▶ **WRITTEN PROBLEM**:
Quote the whole listing exactly. Leave the pictures out of your copy.

--

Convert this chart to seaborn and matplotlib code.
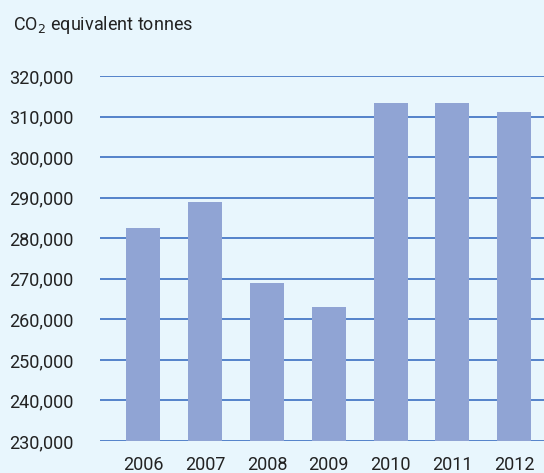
import matplotlib
matplotlib.use("Agg")
import matplotlib.pyplot as plt
import seaborn as sns
import pandas as pd

years = ["2006", "2007", "2008", "2009", "2010", "2011", "2012"]
values = [282500, 288900, 269000, 263000, 313300, 313300, 311100]
yticks = [230000, 240000, 250000, 260000, 270000, 280000, 290000, 300000, 310000, 320000]

sns.set_theme(style="white")
plt.rcParams['font.family'] = ['Roboto', 'DejaVu Sans']

bg = "#E8F6FD"
fig = plt.figure(figsize=(5.44, 4.73), dpi=100, facecolor=bg)
ax = fig.add_axes([100/544, 1-441/473, 1-100/544, (441-76)/473])
ax.set_facecolor(bg)

df = pd.DataFrame({"year": years, "value": values})
sns.barplot(data=df, x="year", y="value", color="#90A4D4", saturation=1, width=0.55,
            linewidth=0, edgecolor="none", ax=ax, zorder=3)

ax.set_ylim(230000, 320000)
ax.set_xlim(-0.7, 6.48)
ax.set_yticks(yticks)
ax.set_yticklabels([f"{v:,}" for v in yticks])
for v in yticks:
    ax.axhline(v, color="#3B6FC2", lw=1.2, zorder=1)
for s in ax.spines.values():
    s.set_visible(False)
ax.tick_params(axis="y", length=0, pad=19, labelsize=13, labelcolor="#222222")
ax.tick_params(axis="x", length=0, pad=11, labelsize=13, labelcolor="#222222")
ax.set_xlabel("")
ax.set_ylabel("")
fig.text(13/544, 1-25/473, "CO$_2$ equivalent tonnes", fontsize=13, color="#222222", va="center", ha="left")

fig.savefig("out.png", dpi=100, facecolor=bg)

--

▶ **EXERCISE RESULT**:
Convert this chart to seaborn and matplotlib code.
import matplotlib
matplotlib.use("Agg")
import matplotlib.pyplot as plt
import seaborn as sns
import pandas as pd

years = ["2006", "2007", "2008", "2009", "2010", "2011", "2012"]
values = [282500, 288900, 269000, 263000, 313300, 313300, 311100]
yticks = [230000, 240000, 250000, 260000, 270000, 280000, 290000, 300000, 310000, 320000]

sns.set_theme(style="white")
plt.rcParams['font.family'] = ['Roboto', 'DejaVu Sans']

bg = "#E8F6FD"
fig = plt.figure(figsize=(5.44, 4.73), dpi=100, facecolor=bg)
ax = fig.add_axes([100/544, 1-441/473, 1-100/544, (441-76)/473])
ax.set_facecolor(bg)

df = pd.DataFrame({"year": years, "value": values})
sns.barplot(data=df, x="year", y="value", color="#90A4D4", saturation=1, width=0.55,
            linewidth=0, edgecolor="none", ax=ax, zorder=3)

ax.set_ylim(230000, 320000)
ax.set_xlim(-0.7, 6.48)
ax.set_yticks(yticks)
ax.set_yticklabels([f"{v:,}" for v in yticks])
for v in yticks:
    ax.axhline(v, color="#3B6FC2", lw=1.2, zorder=1)
for s in ax.spines.values():
    s.set_visible(False)
ax.tick_params(axis="y", length=0, pad=19, labelsize=13, labelcolor="#222222")
ax.tick_params(axis="x", length=0, pad=11, labelsize=13, labelcolor="#222222")
ax.set_xlabel("")
ax.set_ylabel("")
fig.text(13/544, 1-25/473, "CO$_2$ equivalent tonnes", fontsize=13, color="#222222", va="center", ha="left")

fig.savefig("out.png", dpi=100, facecolor=bg)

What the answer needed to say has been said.